[start PROVIDED MATERIAL]

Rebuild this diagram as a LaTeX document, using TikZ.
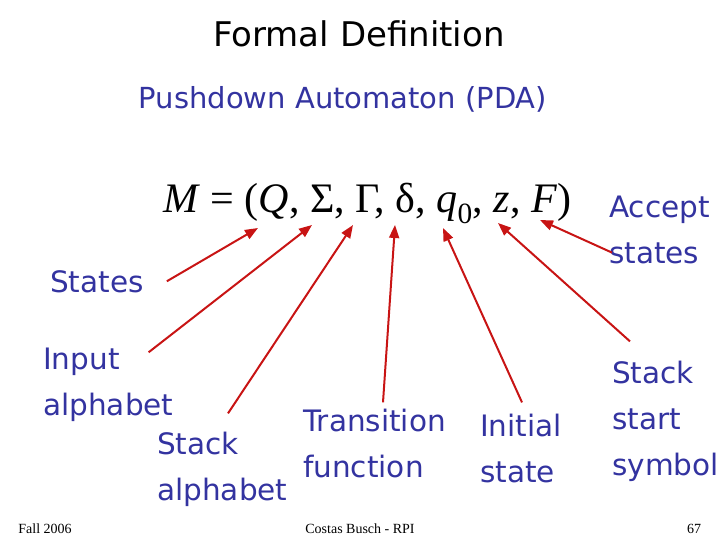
\documentclass[tikz,border=0pt]{standalone}
\usepackage[no-math]{fontspec}
\setmainfont{DejaVu Sans}
\newfontfamily\timesfont{Liberation Serif}
\usetikzlibrary{arrows.meta}

\definecolor{labelblue}{RGB}{51,51,160}
\definecolor{arrowred}{RGB}{200,20,20}

\tikzset{
  label/.style={labelblue,inner sep=0pt,align=left,anchor=base west,
    font=\fontsize{29.5}{46}\selectfont},
  pointer/.style={arrowred,line width=2pt,-{Triangle[length=13pt,width=10pt]}},
  footer/.style={inner sep=0pt,anchor=base,font=\timesfont\fontsize{14}{16}\selectfont}
}

\begin{document}
\begin{tikzpicture}[x=1pt,y=-1pt]
    \useasboundingbox (0,0) rectangle (720,540);
    % Titel og undertitel
    \node[inner sep=0pt,anchor=base,font=\fontsize{34}{40}\selectfont] (title) at (359,47) {Formal Definition};
    \node[labelblue,inner sep=0pt,anchor=base,font=\fontsize{29}{35}\selectfont] (pda) at (343,109) {Pushdown Automaton (PDA)};
    % Tuplen
    \node[inner sep=0pt,anchor=base west,font=\timesfont\fontsize{42}{50}\selectfont] (tuple) at (163,213)
      {\textit{M} = (\textit{Q}, Σ, Γ, δ, \textit{q}\textsubscript{0}, \textit{z}, \textit{F})};
    % Pilespidser ved symbolerne
    \coordinate (tipQ) at (258,228);
    \coordinate (tipSigma) at (312,225);
    \coordinate (tipGamma) at (353,225);
    \coordinate (tipDelta) at (395,225);
    \coordinate (tipq) at (443,228);
    \coordinate (tipz) at (498,223);
    \coordinate (tipF) at (540,220);
    % Forklaringer (base = sidste linje)
    \node[label] (accept) at (609,263) {Accept\\states};
    \node[label] (states) at (50,292) {States};
    \node[label] (inalpha) at (43,415) {Input\\alphabet};
    \node[label] (stalpha) at (157,500) {Stack\\alphabet};
    \node[label] (trans) at (303,477) {Transition\\function};
    \node[label] (init) at (480,482) {Initial\\state};
    \node[label] (ststart) at (612,475) {Stack\\start\\symbol};
    % Pile
    \draw[pointer] ([xshift=23pt]states.east) -- (tipQ);
    \draw[pointer] ([xshift=-25pt,yshift=-5pt]inalpha.north east) -- (tipSigma);
    \draw[pointer] ([xshift=71pt,yshift=18pt]stalpha.north west) -- (tipGamma);
    \draw[pointer] ([xshift=80pt,yshift=6pt]trans.north west) -- (tipDelta);
    \draw[pointer] ([xshift=42pt,yshift=11pt]init.north west) -- (tipq);
    \draw[pointer] ([xshift=18pt,yshift=19pt]ststart.north west) -- (tipz);
    \draw[pointer] ([xshift=3pt,yshift=11pt]accept.south west) -- (tipF);
    % Sidefod
    \node[footer] (term) at (45,533) {Fall 2006};
    \node[footer] (author) at (360,533) {Costas Busch - RPI};
    \node[footer] (page) at (694,533) {67};
  \end{tikzpicture}
\end{document}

[end PROVIDED MATERIAL]

*REQUIREMENTS*:
Transcribe the whole listing exactly. Pictures stay out of your copy.

*WRITTEN SOLUTION*:
Rebuild this diagram as a LaTeX document, using TikZ.
\documentclass[tikz,border=0pt]{standalone}
\usepackage[no-math]{fontspec}
\setmainfont{DejaVu Sans}
\newfontfamily\timesfont{Liberation Serif}
\usetikzlibrary{arrows.meta}

\definecolor{labelblue}{RGB}{51,51,160}
\definecolor{arrowred}{RGB}{200,20,20}

\tikzset{
  label/.style={labelblue,inner sep=0pt,align=left,anchor=base west,
    font=\fontsize{29.5}{46}\selectfont},
  pointer/.style={arrowred,line width=2pt,-{Triangle[length=13pt,width=10pt]}},
  footer/.style={inner sep=0pt,anchor=base,font=\timesfont\fontsize{14}{16}\selectfont}
}

\begin{document}
\begin{tikzpicture}[x=1pt,y=-1pt]
    \useasboundingbox (0,0) rectangle (720,540);
    % Titel og undertitel
    \node[inner sep=0pt,anchor=base,font=\fontsize{34}{40}\selectfont] (title) at (359,47) {Formal Definition};
    \node[labelblue,inner sep=0pt,anchor=base,font=\fontsize{29}{35}\selectfont] (pda) at (343,109) {Pushdown Automaton (PDA)};
    % Tuplen
    \node[inner sep=0pt,anchor=base west,font=\timesfont\fontsize{42}{50}\selectfont] (tuple) at (163,213)
      {\textit{M} = (\textit{Q}, Σ, Γ, δ, \textit{q}\textsubscript{0}, \textit{z}, \textit{F})};
    % Pilespidser ved symbolerne
    \coordinate (tipQ) at (258,228);
    \coordinate (tipSigma) at (312,225);
    \coordinate (tipGamma) at (353,225);
    \coordinate (tipDelta) at (395,225);
    \coordinate (tipq) at (443,228);
    \coordinate (tipz) at (498,223);
    \coordinate (tipF) at (540,220);
    % Forklaringer (base = sidste linje)
    \node[label] (accept) at (609,263) {Accept\\states};
    \node[label] (states) at (50,292) {States};
    \node[label] (inalpha) at (43,415) {Input\\alphabet};
    \node[label] (stalpha) at (157,500) {Stack\\alphabet};
    \node[label] (trans) at (303,477) {Transition\\function};
    \node[label] (init) at (480,482) {Initial\\state};
    \node[label] (ststart) at (612,475) {Stack\\start\\symbol};
    % Pile
    \draw[pointer] ([xshift=23pt]states.east) -- (tipQ);
    \draw[pointer] ([xshift=-25pt,yshift=-5pt]inalpha.north east) -- (tipSigma);
    \draw[pointer] ([xshift=71pt,yshift=18pt]stalpha.north west) -- (tipGamma);
    \draw[pointer] ([xshift=80pt,yshift=6pt]trans.north west) -- (tipDelta);
    \draw[pointer] ([xshift=42pt,yshift=11pt]init.north west) -- (tipq);
    \draw[pointer] ([xshift=18pt,yshift=19pt]ststart.north west) -- (tipz);
    \draw[pointer] ([xshift=3pt,yshift=11pt]accept.south west) -- (tipF);
    % Sidefod
    \node[footer] (term) at (45,533) {Fall 2006};
    \node[footer] (author) at (360,533) {Costas Busch - RPI};
    \node[footer] (page) at (694,533) {67};
  \end{tikzpicture}
\end{document}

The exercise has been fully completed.